## REQUIREMENTS:
Print word for word the first line of the listing below and every line after it, through the line with "const chart = echarts.init(document.getElementById('chart'));". Leave out the pictures and the rest.

## GIVEN DATA:
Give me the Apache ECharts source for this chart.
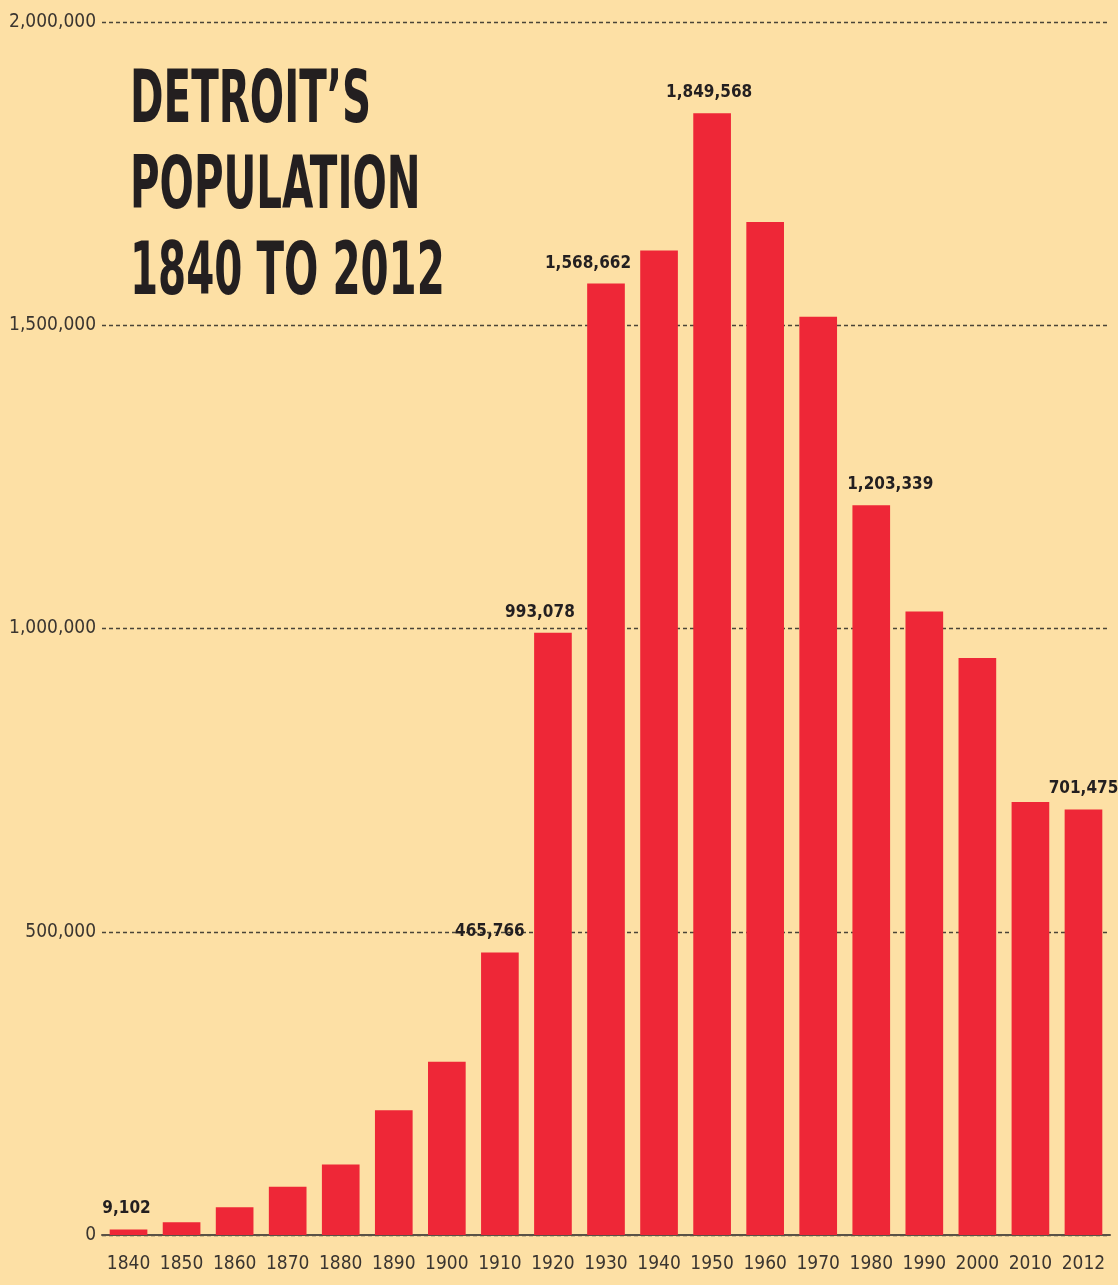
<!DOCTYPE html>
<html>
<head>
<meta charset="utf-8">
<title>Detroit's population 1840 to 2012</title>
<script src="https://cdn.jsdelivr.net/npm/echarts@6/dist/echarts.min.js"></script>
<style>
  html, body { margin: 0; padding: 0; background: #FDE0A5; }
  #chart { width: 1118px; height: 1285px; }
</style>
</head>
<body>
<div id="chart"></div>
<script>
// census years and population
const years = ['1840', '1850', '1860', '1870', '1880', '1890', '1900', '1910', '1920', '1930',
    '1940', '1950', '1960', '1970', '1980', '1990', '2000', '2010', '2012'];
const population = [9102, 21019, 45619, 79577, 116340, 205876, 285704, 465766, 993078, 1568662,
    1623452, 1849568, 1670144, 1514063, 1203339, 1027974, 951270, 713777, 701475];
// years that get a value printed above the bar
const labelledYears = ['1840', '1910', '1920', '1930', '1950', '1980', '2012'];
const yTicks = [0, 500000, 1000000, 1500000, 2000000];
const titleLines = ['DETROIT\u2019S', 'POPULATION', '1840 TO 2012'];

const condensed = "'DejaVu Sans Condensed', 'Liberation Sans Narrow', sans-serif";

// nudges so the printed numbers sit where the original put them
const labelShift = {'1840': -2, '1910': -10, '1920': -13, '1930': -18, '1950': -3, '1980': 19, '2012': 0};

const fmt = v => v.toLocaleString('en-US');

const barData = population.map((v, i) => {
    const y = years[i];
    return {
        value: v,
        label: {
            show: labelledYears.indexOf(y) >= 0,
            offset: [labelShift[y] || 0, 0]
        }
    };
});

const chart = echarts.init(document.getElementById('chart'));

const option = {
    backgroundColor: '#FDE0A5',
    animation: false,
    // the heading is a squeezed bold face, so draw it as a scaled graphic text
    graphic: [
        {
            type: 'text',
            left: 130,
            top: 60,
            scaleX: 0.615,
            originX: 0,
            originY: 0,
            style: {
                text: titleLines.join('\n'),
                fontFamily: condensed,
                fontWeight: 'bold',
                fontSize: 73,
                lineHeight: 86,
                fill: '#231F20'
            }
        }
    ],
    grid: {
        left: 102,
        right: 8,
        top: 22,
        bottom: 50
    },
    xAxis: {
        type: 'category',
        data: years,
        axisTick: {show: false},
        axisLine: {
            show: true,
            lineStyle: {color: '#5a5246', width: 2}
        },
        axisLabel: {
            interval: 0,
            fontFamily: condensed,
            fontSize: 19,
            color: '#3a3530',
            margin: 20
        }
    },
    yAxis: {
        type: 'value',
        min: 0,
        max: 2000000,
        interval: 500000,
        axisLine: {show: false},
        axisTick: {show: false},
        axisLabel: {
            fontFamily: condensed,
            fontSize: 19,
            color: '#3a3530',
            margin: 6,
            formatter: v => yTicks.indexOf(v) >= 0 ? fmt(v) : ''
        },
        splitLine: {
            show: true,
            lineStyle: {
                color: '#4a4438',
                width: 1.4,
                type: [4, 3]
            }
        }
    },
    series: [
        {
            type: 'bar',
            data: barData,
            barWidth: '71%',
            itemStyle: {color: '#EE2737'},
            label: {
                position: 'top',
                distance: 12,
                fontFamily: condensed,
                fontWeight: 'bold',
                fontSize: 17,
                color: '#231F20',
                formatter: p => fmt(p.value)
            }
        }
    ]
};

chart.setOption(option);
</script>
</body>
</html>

## EXPECTED ANSWER:
Give me the Apache ECharts source for this chart.
<!DOCTYPE html>
<html>
<head>
<meta charset="utf-8">
<title>Detroit's population 1840 to 2012</title>
<script src="https://cdn.jsdelivr.net/npm/echarts@6/dist/echarts.min.js"></script>
<style>
  html, body { margin: 0; padding: 0; background: #FDE0A5; }
  #chart { width: 1118px; height: 1285px; }
</style>
</head>
<body>
<div id="chart"></div>
<script>
// census years and population
const years = ['1840', '1850', '1860', '1870', '1880', '1890', '1900', '1910', '1920', '1930',
    '1940', '1950', '1960', '1970', '1980', '1990', '2000', '2010', '2012'];
const population = [9102, 21019, 45619, 79577, 116340, 205876, 285704, 465766, 993078, 1568662,
    1623452, 1849568, 1670144, 1514063, 1203339, 1027974, 951270, 713777, 701475];
// years that get a value printed above the bar
const labelledYears = ['1840', '1910', '1920', '1930', '1950', '1980', '2012'];
const yTicks = [0, 500000, 1000000, 1500000, 2000000];
const titleLines = ['DETROIT\u2019S', 'POPULATION', '1840 TO 2012'];

const condensed = "'DejaVu Sans Condensed', 'Liberation Sans Narrow', sans-serif";

// nudges so the printed numbers sit where the original put them
const labelShift = {'1840': -2, '1910': -10, '1920': -13, '1930': -18, '1950': -3, '1980': 19, '2012': 0};

const fmt = v => v.toLocaleString('en-US');

const barData = population.map((v, i) => {
    const y = years[i];
    return {
        value: v,
        label: {
            show: labelledYears.indexOf(y) >= 0,
            offset: [labelShift[y] || 0, 0]
        }
    };
});

const chart = echarts.init(document.getElementById('chart'));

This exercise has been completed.